Second, the analogy speaks to a profound misreading of the historical connection of the Jewish people to the land of Israel. The European settlers who came to the new world, beginning with Columbus, indeed were colonialists and imperialists who would have worn that badge proudly. They did come and displace an indigenous population from a land to which they, the Europeans, had no historical, religious, or political ties.
In sharp contrast, the Zionist movement was a movement of “return” of a people to its historic homeland, for which it yearned and to which it retained its ties for two thousand years.
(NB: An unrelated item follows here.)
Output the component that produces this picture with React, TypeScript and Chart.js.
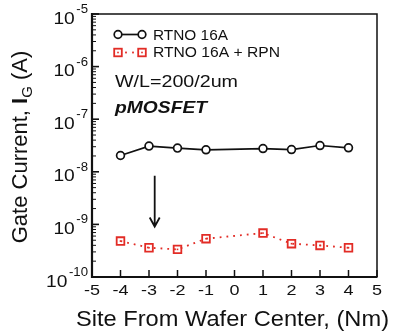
import React, { useEffect, useRef } from "react";
import { Chart, registerables } from "chart.js";

Chart.register(...registerables);

const sites = [-4, -3, -2, -1, 1, 2, 3, 4];
const rtno16A = [2.04e-8, 3.08e-8, 2.82e-8, 2.62e-8, 2.77e-8, 2.65e-8, 3.16e-8, 2.86e-8];
const rtno16ARpn = [4.82e-10, 3.6e-10, 3.35e-10, 5.35e-10, 6.84e-10, 4.3e-10, 3.98e-10, 3.6e-10];
const xTicks = [-5, -4, -3, -2, -1, 0, 1, 2, 3, 4, 5];
const yDecades = [-10, -9, -8, -7, -6, -5];
const seriesNames = ["RTNO 16A", "RTNO 16A + RPN"];
const arrowX = -2.8;
const arrowFrom = 8.4e-9;
const arrowTo = 9.1e-10;

const RED = "rgb(226,44,38)";
const FONT = "'Liberation Sans', Arial, Helvetica, sans-serif";

function drawText(
  ctx: CanvasRenderingContext2D,
  s: string,
  x: number,
  y: number,
  font: string,
  align: "left" | "right" | "center",
  sx: number
) {
  ctx.save();
  ctx.font = font;
  const w = ctx.measureText(s).width * sx;
  let left = x;
  if (align === "right") left = x - w;
  else if (align === "center") left = x - w / 2;
  ctx.translate(left, y);
  ctx.scale(sx, 1);
  ctx.textAlign = "left";
  ctx.textBaseline = "alphabetic";
  ctx.fillText(s, 0, 0);
  ctx.restore();
  return w;
}

function measure(ctx: CanvasRenderingContext2D, s: string, font: string, sx: number) {
  ctx.save();
  ctx.font = font;
  const w = ctx.measureText(s).width * sx;
  ctx.restore();
  return w;
}

function drawFit(
  ctx: CanvasRenderingContext2D,
  s: string,
  x: number,
  y: number,
  font: string,
  targetW: number
) {
  const w = measure(ctx, s, font, 1);
  drawText(ctx, s, x, y, font, "left", targetW / w);
}

const decor = {
  id: "decor",
  afterDraw(chart: any) {
    const ctx: CanvasRenderingContext2D = chart.ctx;
    const xs = chart.scales.x;
    const ys = chart.scales.y;
    const a = chart.chartArea;
    ctx.save();
    ctx.fillStyle = "#111";
    ctx.strokeStyle = "#111";

    // frame
    ctx.lineWidth = 1.5;
    ctx.beginPath();
    ctx.moveTo(a.left, a.top);
    ctx.lineTo(a.right, a.top);
    ctx.lineTo(a.right, a.bottom);
    ctx.stroke();
    ctx.lineWidth = 2.2;
    ctx.beginPath();
    ctx.moveTo(a.left, a.top - 1);
    ctx.lineTo(a.left, a.bottom);
    ctx.lineTo(a.right + 0.5, a.bottom);
    ctx.stroke();

    // x ticks
    ctx.lineWidth = 1.5;
    xTicks.forEach((t) => {
      const px = xs.getPixelForValue(t);
      ctx.beginPath();
      ctx.moveTo(px, a.bottom);
      ctx.lineTo(px, a.bottom - 7);
      ctx.stroke();
      drawText(ctx, String(t), px, a.bottom + 18, `15px ${FONT}`, "center", 1.2);
    });

    // y ticks (log, major + minor)
    yDecades.forEach((e, i) => {
      const py = ys.getPixelForValue(Math.pow(10, e));
      ctx.lineWidth = 1.6;
      ctx.beginPath();
      ctx.moveTo(a.left, py);
      ctx.lineTo(a.left + 7, py);
      ctx.stroke();
      if (i < yDecades.length - 1) {
        ctx.lineWidth = 1;
        for (let m = 2; m <= 9; m++) {
          const pm = ys.getPixelForValue(m * Math.pow(10, e));
          ctx.beginPath();
          ctx.moveTo(a.left, pm);
          ctx.lineTo(a.left + 4, pm);
          ctx.stroke();
        }
      }
      const supFont = `12px ${FONT}`;
      const supW = measure(ctx, String(e), supFont, 1.1);
      const supLeft = a.left - 4 - supW;
      drawText(ctx, String(e), supLeft, py - 1, supFont, "left", 1.1);
      drawText(ctx, "10", supLeft - 1.5, py + 9.5, `16px ${FONT}`, "right", 1.2);
    });

    // x title
    drawFit(ctx, "Site From Wafer Center, (Nm)", 76, 326, `22px ${FONT}`, 313);

    // y title (rotated)
    ctx.save();
    ctx.translate(27, 147);
    ctx.rotate(-Math.PI / 2);
    const parts: [string, string, number][] = [
      ["Gate Current, ", `22px ${FONT}`, 0],
      ["I", `bold 22px ${FONT}`, 0],
      ["G", `15px ${FONT}`, 5],
      [" (A)", `22px ${FONT}`, 0],
    ];
    let total = 0;
    parts.forEach(([s, f]) => {
      ctx.font = f;
      total += ctx.measureText(s).width;
    });
    let cx = -total / 2;
    ctx.textBaseline = "alphabetic";
    ctx.textAlign = "left";
    parts.forEach(([s, f, dy]) => {
      ctx.font = f;
      ctx.fillText(s, cx, dy);
      cx += ctx.measureText(s).width;
    });
    ctx.restore();

    // legend
    ctx.lineWidth = 1.7;
    ctx.strokeStyle = "#111";
    ctx.beginPath();
    ctx.moveTo(118, 34.5);
    ctx.lineTo(142, 34.5);
    ctx.stroke();
    [118, 142].forEach((px) => {
      ctx.beginPath();
      ctx.arc(px, 34.5, 3.8, 0, Math.PI * 2);
      ctx.fillStyle = "#fff";
      ctx.fill();
      ctx.stroke();
    });
    ctx.fillStyle = "#111";
    drawFit(ctx, seriesNames[0], 153, 40, `14px ${FONT}`, 75);

    ctx.strokeStyle = RED;
    ctx.fillStyle = RED;
    [118, 142].forEach((px) => {
      ctx.lineWidth = 1.8;
      ctx.strokeRect(px - 3.8, 52.5 - 3.8, 7.6, 7.6);
      ctx.fillRect(px - 0.8, 52.5 - 0.8, 1.6, 1.6);
    });
    [126, 133].forEach((px) => ctx.fillRect(px - 0.9, 51.6, 1.8, 1.8));
    ctx.fillStyle = "#111";
    drawFit(ctx, seriesNames[1], 153, 57, `14px ${FONT}`, 127);

    // annotations
    drawFit(ctx, "W/L=200/2um", 115, 87, `16px ${FONT}`, 123);
    drawFit(ctx, "pMOSFET", 115, 113, `italic bold 17px ${FONT}`, 92);

    // center dots of squares
    const meta = chart.getDatasetMeta(1);
    ctx.fillStyle = RED;
    meta.data.forEach((p: any) => {
      ctx.fillRect(p.x - 0.8, p.y - 0.8, 1.6, 1.6);
    });

    // arrow
    const ax = xs.getPixelForValue(arrowX);
    const y1 = ys.getPixelForValue(arrowFrom);
    const y2 = ys.getPixelForValue(arrowTo);
    ctx.strokeStyle = "#111";
    ctx.lineWidth = 1.8;
    ctx.beginPath();
    ctx.moveTo(ax, y1);
    ctx.lineTo(ax, y2);
    ctx.moveTo(ax - 5, y2 - 9);
    ctx.lineTo(ax, y2);
    ctx.lineTo(ax + 5, y2 - 9);
    ctx.stroke();

    ctx.restore();
  },
};

export default function App() {
  const ref = useRef<HTMLCanvasElement | null>(null);
  useEffect(() => {
    document.body.style.margin = "0";
    if (!ref.current) return;
    const chart = new Chart(ref.current, {
      type: "line",
      data: {
        datasets: [
          {
            label: seriesNames[0],
            data: sites.map((s, i) => ({ x: s, y: rtno16A[i] })),
            borderColor: "#111",
            borderWidth: 1.7,
            pointStyle: "circle",
            pointRadius: 3.9,
            pointBorderWidth: 1.7,
            pointBackgroundColor: "#fff",
            pointBorderColor: "#111",
            fill: false,
            tension: 0,
          },
          {
            label: seriesNames[1],
            data: sites.map((s, i) => ({ x: s, y: rtno16ARpn[i] })),
            borderColor: RED,
            borderWidth: 1.8,
            borderDash: [1.8, 5],
            pointStyle: "rect",
            pointRadius: 5.4,
            pointBorderWidth: 1.8,
            pointBackgroundColor: "rgba(255,255,255,0)",
            pointBorderColor: RED,
            fill: false,
            tension: 0,
          },
        ],
      },
      options: {
        responsive: false,
        animation: false,
        layout: { padding: { left: 92, right: 18, top: 14, bottom: 56 } },
        plugins: { legend: { display: false }, tooltip: { enabled: false } },
        scales: {
          x: { type: "linear", min: -5, max: 5, display: false },
          y: { type: "logarithmic", min: 1e-10, max: 1e-5, display: false },
        },
      },
      plugins: [decor],
    });
    return () => chart.destroy();
  }, []);
  return (
    <div style={{ position: "fixed", left: 0, top: 0, width: 395, height: 333, background: "#fff" }}>
      <canvas ref={ref} width={395} height={333} />
    </div>
  );
}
Those ties include the uninterrupted presence of a small group of Jews who remained through the thick and thin of history and persecution. Indeed, the classical Hebrew term for the Zionist enterprise was and is “shivat Tzion” — the return to Zion.
It is true that the old Zionist slogan, “a people without a land returning to a land without a people,” was false in that there were other groups of people living in the land when the masses of Jews began to return. This, of course, is part of the tragedy of the reality of two indigenous peoples and two historical narratives in conflict over one small parcel of land. The distortion of the Jewish people’s connection to the land, however, and their buying into the classic Palestinian narrative of the white European Jewish settlers as colonialists and imperialists should not be the lingua franca of Jewish progressives. The Jewish people did not simply “establish a homeland,” as Senator Sanders said, but were returning to a homeland.
This critical point cannot be emphasized enough, and it is a point that progressive Jews especially must be willing to articulate to themselves and to the world. It is then, with a sense of truth and the recognition of our own narrative and history and justice, that we can then pivot and recognize the mistakes and pain we have also caused to Palestinians in our legitimate struggle to return to our home.
It is only then that we can truly engage in any painful compromise and negotiation which will, we hope, lead to peace, security, and dignity for Israelis and Palestinians alike.
Nathaniel Helfgot is the rabbi of Congregation Netivot Shalom in Teaneck.